The emphasis on 2100 means that no one in power today, or even their children, will be alive when the ice is mostly gone and Earth’s ecosystems collapse. Plus, reminding us that the glaciers will likely disappear regardless of what we do further weakens our motivation to do something about it. Until glaciers melt, seas rise, saltwater intrusions come and famine and massive drought ignite an immediate global catastrophe and outrage, I’m afraid most people will regard this news as so much water under the bridge. 

Mainstream media feeds on sensational statements and apocalyptic scenarios, since incremental environmental changes are like watching paint dry. How can we get news outlets to start focusing on what governments, banks, major industries, schools and regular folks can do to mitigate and prepare for the daily, monthly and annual impacts of climate change as the global community experiences it now? Not only stories of farmers whose fields are encrusted with salt, climate refugees fleeing drought and food shortages as well as biologists reporting on iconic species nearing extinction, but also more about inventors, researchers, teachers, artists, gardeners, diplomats, business people and others who have discovered real solutions that can be scaled up and made available to the masses to make a difference.

Jack Cooper

Eugene

A Letter to the President

Hey, Donnie boy, I figure we’re buddies now that I wrote you that other first letter expressing my liberal outrage about all the harm you were doing people but I think I got that out of my system. No reason we can’t keep the conversation going, right?

So, I wanted to ask about a couple things that are on my mind.

First, did any immigrants help you build your tower hotels? I wondered about that because I see lots of good workers out here that are black and brown and white and whatever. I don’t know where they come from. People move around a lot, don’t they? Just saying.

Some are good people and good community people with families and everything and it scares them. It disrupts their families and their kids’ schooling. Just saying. 

I’m also kind of worried about that Dark Lord guy in the black clothes, is he American? Is that leather? What does doge-style mean? 

One last thing, man. the economy. It sucks. Everybody’s losing money.

I’m afraid those bankers and CEOs are going to grab you by the short hairs. They might get your friend in the black clothes to give you a spanking!! (Dude, get out your leash and collar!)

Anyway, thanks for listening. I’ll write to you again soon. Have a good day.

Mark Reynolds

Eugene

The Federal Government is Leaving Us

With the Trump administration trimming so many from the federal work force, it’s like the federal government is seceding from the states (and the people).

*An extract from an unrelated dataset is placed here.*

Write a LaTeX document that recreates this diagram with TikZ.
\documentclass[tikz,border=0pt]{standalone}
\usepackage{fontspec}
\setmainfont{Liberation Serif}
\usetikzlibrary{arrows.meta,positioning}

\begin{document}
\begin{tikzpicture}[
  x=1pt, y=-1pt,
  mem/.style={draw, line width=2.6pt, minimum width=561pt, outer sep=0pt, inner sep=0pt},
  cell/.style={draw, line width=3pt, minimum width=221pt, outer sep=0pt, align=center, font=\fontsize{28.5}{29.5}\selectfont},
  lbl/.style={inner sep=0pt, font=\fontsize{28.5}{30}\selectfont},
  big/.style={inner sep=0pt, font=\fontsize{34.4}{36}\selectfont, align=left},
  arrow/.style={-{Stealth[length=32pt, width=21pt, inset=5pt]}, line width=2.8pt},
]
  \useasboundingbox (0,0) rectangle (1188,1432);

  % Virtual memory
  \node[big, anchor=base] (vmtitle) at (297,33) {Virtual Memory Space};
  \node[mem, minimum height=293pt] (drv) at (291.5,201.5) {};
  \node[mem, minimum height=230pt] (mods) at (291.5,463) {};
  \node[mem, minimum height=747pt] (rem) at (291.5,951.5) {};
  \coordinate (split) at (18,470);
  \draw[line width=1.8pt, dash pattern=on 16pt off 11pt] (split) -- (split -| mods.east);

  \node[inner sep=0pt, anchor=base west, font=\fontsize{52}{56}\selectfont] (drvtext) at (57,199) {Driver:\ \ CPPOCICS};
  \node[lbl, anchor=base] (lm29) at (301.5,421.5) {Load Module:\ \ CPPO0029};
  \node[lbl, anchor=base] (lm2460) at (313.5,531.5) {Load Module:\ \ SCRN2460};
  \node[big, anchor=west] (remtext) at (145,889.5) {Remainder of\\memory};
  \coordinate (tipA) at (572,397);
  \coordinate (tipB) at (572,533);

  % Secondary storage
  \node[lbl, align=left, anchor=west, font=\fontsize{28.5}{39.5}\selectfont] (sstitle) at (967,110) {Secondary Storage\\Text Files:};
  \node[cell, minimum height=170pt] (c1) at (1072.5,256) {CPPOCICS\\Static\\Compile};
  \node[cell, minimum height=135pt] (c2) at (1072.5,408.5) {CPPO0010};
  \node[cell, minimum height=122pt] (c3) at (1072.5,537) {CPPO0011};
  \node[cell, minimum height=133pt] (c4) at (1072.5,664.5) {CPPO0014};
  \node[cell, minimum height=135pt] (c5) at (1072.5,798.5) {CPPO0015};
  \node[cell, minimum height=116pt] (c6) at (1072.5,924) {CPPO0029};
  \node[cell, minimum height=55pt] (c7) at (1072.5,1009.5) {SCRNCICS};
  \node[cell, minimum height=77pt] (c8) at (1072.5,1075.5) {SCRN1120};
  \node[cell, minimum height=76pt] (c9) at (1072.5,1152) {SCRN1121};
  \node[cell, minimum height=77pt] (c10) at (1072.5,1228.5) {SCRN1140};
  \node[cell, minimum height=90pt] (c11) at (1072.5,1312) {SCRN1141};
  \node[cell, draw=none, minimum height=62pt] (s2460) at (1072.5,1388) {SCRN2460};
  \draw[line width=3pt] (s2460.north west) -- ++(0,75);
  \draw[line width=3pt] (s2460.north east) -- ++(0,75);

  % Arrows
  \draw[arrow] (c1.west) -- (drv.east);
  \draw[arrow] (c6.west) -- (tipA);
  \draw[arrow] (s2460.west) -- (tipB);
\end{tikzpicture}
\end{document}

This will lead to weakening the effectiveness of many federal agencies and programs. Wanting and sometimes needing these kinds of expertise will lead people into filling this newly created void. But at what cost? And who will pay for it? It is wise for the people of Eugene to shoulder a little more tax so that we may benefit from emergency aid — fire, ambulance and police — rather than withdraw our support and have to shoulder individually our own personal crisis when it comes.

The more we can harness true needs to tax dollars the more we can actually trim, if any. And if it is trimmed, should we not pass this savings back to the very rich as Trump and Elon Musk would have it. Tell our representatives not to make such a terrible mistake.